Woman Refused to Meet Her Mom After Grandparents Said She and Her Dad Weren’t “Real Family”
A 14-year-old girl who had been raised by her dad alone said she was trying to give her mother a chance, even though the relationship had started very late.
Her parents had been teenagers when she was born. Not long after, her mother moved away, and her father was left to raise her by himself while still trying to finish school. He was 16, broke, and still growing up too, but he stayed. He became the parent who handled the daily work, the school mornings, the birthdays, the ordinary life.
Her mother did not come back until the girl was already 14.
Around a year before the post, the mother suddenly reached out and asked to meet. The girl began seeing her once a month, usually for lunch. She also met her maternal grandparents sometimes. Everyone was nice enough at first, but the connection did not feel especially deep. The girl said she did not feel close to her mother.
Her father clearly disliked the arrangement, though he let her decide. He never wanted to be around the mother and seemed reluctant every time the girl went to meet her. Over time, the girl learned some of the background: her mother had struggled with drinking when she was younger and had been “a really bad person,” as the girl put it. Still, the daughter thought maybe she had changed.
Then her birthday came up.
The girl was turning 15 and planned a small party with her dad’s mother and her best friends. Her mother found out the birthday was coming and called the father to ask what they were doing. He told her she did not need to come.
When the father asked his daughter whether she wanted her mother there, the girl said no. It was not meant to be cruel. She simply did not feel close enough to include her at a small birthday party.
Her mother was hurt and pulled away. She said she needed time away from them, and when the girl tried calling, only the maternal grandparents picked up and told her to leave her mother alone. According to the Reddit post, the girl wondered if she should have just let her mother come to avoid hurting her feelings.
Then the grandparents suggested a separate family dinner to smooth things over.
The dinner started awkwardly but civilly. Her dad was uncomfortable, and the atmosphere was stiff. Then the grandparents began pushing for the mother to take on more of a role. They suggested the mother could go places with the girl and even drive her to school in the mornings — something her dad already did.
The father said that was not needed.
The grandparents got angry and asked why he was so against them. The mother mostly sat there embarrassed and quiet. Then the grandmother said the girl needed her mother to have a “real family,” because just her dad was not enough.

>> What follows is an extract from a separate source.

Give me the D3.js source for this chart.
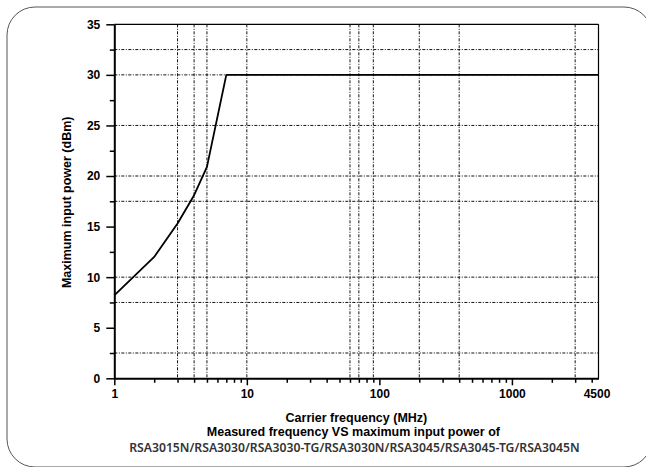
<!DOCTYPE html>
<html>
<head>
<meta charset="utf-8">
<script src="https://cdn.jsdelivr.net/npm/d3@7"></script>
<style>
  html, body { margin: 0; padding: 0; background: #fff; }
  svg { display: block; }
  .tick-label { font-family: "Liberation Sans", Arial, sans-serif; font-weight: bold; font-size: 12px; fill: #000; }
  .title { font-family: "Liberation Sans", Arial, sans-serif; font-weight: bold; font-size: 12.5px; fill: #000; }
  .subtitle { font-family: "Noto Sans", sans-serif; font-weight: 600; font-size: 12.2px; fill: #333; }
</style>
</head>
<body>
<script>
// ---- data ----
const frequencyMHz = [1, 2, 3, 4, 5, 7, 4500];
const maxInputPowerDbm = [8.2, 12.0, 15.3, 18.1, 20.9, 30, 30];
const xTickValues = [1, 10, 100, 1000, 4500];
const xTickLabels = ["1", "10", "100", "1000", "4500"];
const xMinorTicks = [2,3,4,5,6,7,8,9,20,30,40,50,60,70,80,90,200,300,400,500,600,700,800,900,2000,3000,4000];
const xGridValues = [3, 4, 5, 10, 60, 70, 90, 200, 400, 3000];
const yTickValues = [0, 5, 10, 15, 20, 25, 30, 35];
const yMinorTicks = [2.5, 7.5, 12.5, 17.5, 22.5, 27.5, 32.5];
const yGridValues = [2.5, 7.5, 10, 17.5, 20, 25, 30, 32.5];
const xAxisTitle = "Carrier frequency (MHz)";
const yAxisTitle = "Maximum input power (dBm)";
const captionLine1 = "Measured frequency VS maximum input power of";
const captionLine2 = "RSA3015N/RSA3030/RSA3030-TG/RSA3030N/RSA3045/RSA3045-TG/RSA3045N";

// ---- layout ----
const W = 646, H = 467;
const plot = { left: 114.3, right: 598.5, top: 24.3, bottom: 378.3 };

const svg = d3.select("body").append("svg").attr("width", W).attr("height", H);

// outer rounded frame
svg.append("rect")
  .attr("x", 7).attr("y", 7).attr("width", 645).attr("height", 460)
  .attr("rx", 28).attr("ry", 28)
  .attr("fill", "none").attr("stroke", "#555").attr("stroke-width", 1);

const x = d3.scaleLog().domain([1, 4500]).range([plot.left, plot.right]);
const y = d3.scaleLinear().domain([0, 35]).range([plot.bottom, plot.top]);

// grid
const grid = svg.append("g").attr("stroke", "#111").attr("stroke-width", 1)
  .attr("stroke-dasharray", "3,1.5,1,1.5").attr("fill", "none");
grid.selectAll("line.gx").data(xGridValues).join("line").attr("class", "gx")
  .attr("x1", d => x(d)).attr("x2", d => x(d))
  .attr("y1", plot.top).attr("y2", plot.bottom);
grid.selectAll("line.gy").data(yGridValues).join("line").attr("class", "gy")
  .attr("x1", plot.left).attr("x2", plot.right)
  .attr("y1", d => y(d)).attr("y2", d => y(d));

// top & right frame of plot
svg.append("line").attr("x1", plot.left).attr("x2", plot.right).attr("y1", plot.top).attr("y2", plot.top)
  .attr("stroke", "#000").attr("stroke-width", 1.2);
svg.append("line").attr("x1", plot.right).attr("x2", plot.right).attr("y1", plot.top).attr("y2", plot.bottom)
  .attr("stroke", "#000").attr("stroke-width", 1.2);

// x axis
const xAxis = d3.axisBottom(x).tickValues(xTickValues)
  .tickFormat((d, i) => xTickLabels[i]).tickSize(7).tickSizeOuter(0);
const gx = svg.append("g").attr("transform", `translate(0,${plot.bottom})`).call(xAxis);
gx.select(".domain").attr("stroke", "#000").attr("stroke-width", 2);
gx.selectAll(".tick line").attr("stroke", "#000").attr("stroke-width", 1.5);
gx.selectAll(".tick").filter(d => d === 4500).select("line").remove();
gx.selectAll(".tick text").attr("class", "tick-label").attr("dy", "0.95em").attr("y", 8);
gx.selectAll(".tick").filter(d => d === 4500).select("text").attr("dx", -2);
const xMinor = d3.axisBottom(x).tickValues(xMinorTicks).tickFormat("").tickSize(4.5).tickSizeOuter(0);
const gxm = svg.append("g").attr("transform", `translate(0,${plot.bottom})`).call(xMinor);
gxm.select(".domain").remove();
gxm.selectAll(".tick line").attr("stroke", "#000").attr("stroke-width", 1.5);

// y axis
const yAxis = d3.axisLeft(y).tickValues(yTickValues).tickSize(8).tickSizeOuter(0);
const gy = svg.append("g").attr("transform", `translate(${plot.left},0)`).call(yAxis);
gy.select(".domain").attr("stroke", "#000").attr("stroke-width", 2);
gy.selectAll(".tick line").attr("stroke", "#000").attr("stroke-width", 1.5);
gy.selectAll(".tick text").attr("class", "tick-label").attr("x", -14);
const yMinor = d3.axisLeft(y).tickValues(yMinorTicks).tickFormat("").tickSize(4.5).tickSizeOuter(0);
const gym = svg.append("g").attr("transform", `translate(${plot.left},0)`).call(yMinor);
gym.select(".domain").remove();
gym.selectAll(".tick line").attr("stroke", "#000").attr("stroke-width", 1.5);

// data line
const data = frequencyMHz.map((f, i) => ({ f, p: maxInputPowerDbm[i] }));
svg.append("path").datum(data)
  .attr("fill", "none").attr("stroke", "#000").attr("stroke-width", 1.8)
  .attr("stroke-linejoin", "round")
  .attr("d", d3.line().x(d => x(d.f)).y(d => y(d.p)));

// titles
const cx = (plot.left + plot.right) / 2;
svg.append("text").attr("class", "title").attr("x", cx).attr("y", 422)
  .attr("text-anchor", "middle").text(xAxisTitle);
svg.append("text").attr("class", "title").attr("x", cx - 3).attr("y", 436)
  .attr("text-anchor", "middle").text(captionLine1);
svg.append("text").attr("class", "subtitle").attr("x", cx - 2).attr("y", 452)
  .attr("text-anchor", "middle").text(captionLine2);
svg.append("text").attr("class", "title")
  .attr("transform", `translate(71,${(plot.top + plot.bottom) / 2 + 1}) rotate(-90)`)
  .attr("text-anchor", "middle").text(yAxisTitle);
</script>
</body>
</html>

That line broke something.
Her father got angry, told his daughter to pack up, and they left. When they got home, he locked himself in his room, and the girl heard him crying.
For a child who had watched her dad show up every day while her mother stayed gone for most of her life, that comment was devastating. Her dad was not a partial family. He was her family. He had been the one who stayed, sacrificed, and built a life with her when everyone else had disappeared.
The next day, she called her mother and said she did not want to see her ever again.
Her mother cried and tried to apologize, but the girl hung up. Then her mother sent voicemails saying she should not punish her for what her parents said and that she needed to stop overreacting.
After cooling down and reading advice from commenters, the girl reconsidered. She decided she might keep talking to her mother, but not to the grandparents.
That is when her father told her more of the history. Her mother’s parents had apparently disapproved of him because he was poorer and because his own mother was a single mom. The maternal family was classist, and they had treated him badly when he was a teenager. That helped explain why her father hated them so much and why their “real family” comment hit him so hard.
Eventually, the father called the mother and set new terms. The mother could continue seeing the girl once a month, but the grandparents would not be involved, and the mother would not drive her to school.
The mother agreed.
She apologized to both the girl and the father, and the father tried to tolerate her more. The girl said she was trying to be less angry with her mother because it seemed like she was making an effort. She also wanted to show her dad more appreciation for everything he had done.
The update was hopeful, but it did not erase the damage. The grandparents had tried to step into a life they had not helped build and define “real family” in a way that dismissed the one parent who had actually been there. The girl may have chosen to keep the door open to her mother, but she also made one thing clear: her dad was not some incomplete version of family.
He was the real one all along.
Commenters strongly defended the girl and her father. Many said the mother and grandparents had no right to expect birthday invitations, school drop-offs, or parental status after being absent for most of the girl’s life.
A lot of readers focused on the “real family” comment. They felt it was cruel to say a single father who had raised his child since infancy was not enough, especially when the people saying it had not been present.
Several commenters were frustrated that the mother’s first response to being told no was to pull away and say she needed time. To them, that showed she was still centering her own feelings instead of her daughter’s.
The update softened some reactions toward the mother because she apologized and agreed to boundaries. But commenters remained firm about the grandparents. They saw them as the real danger to the relationship, especially if they kept trying to rewrite the father’s role after he had spent 14 years doing the work.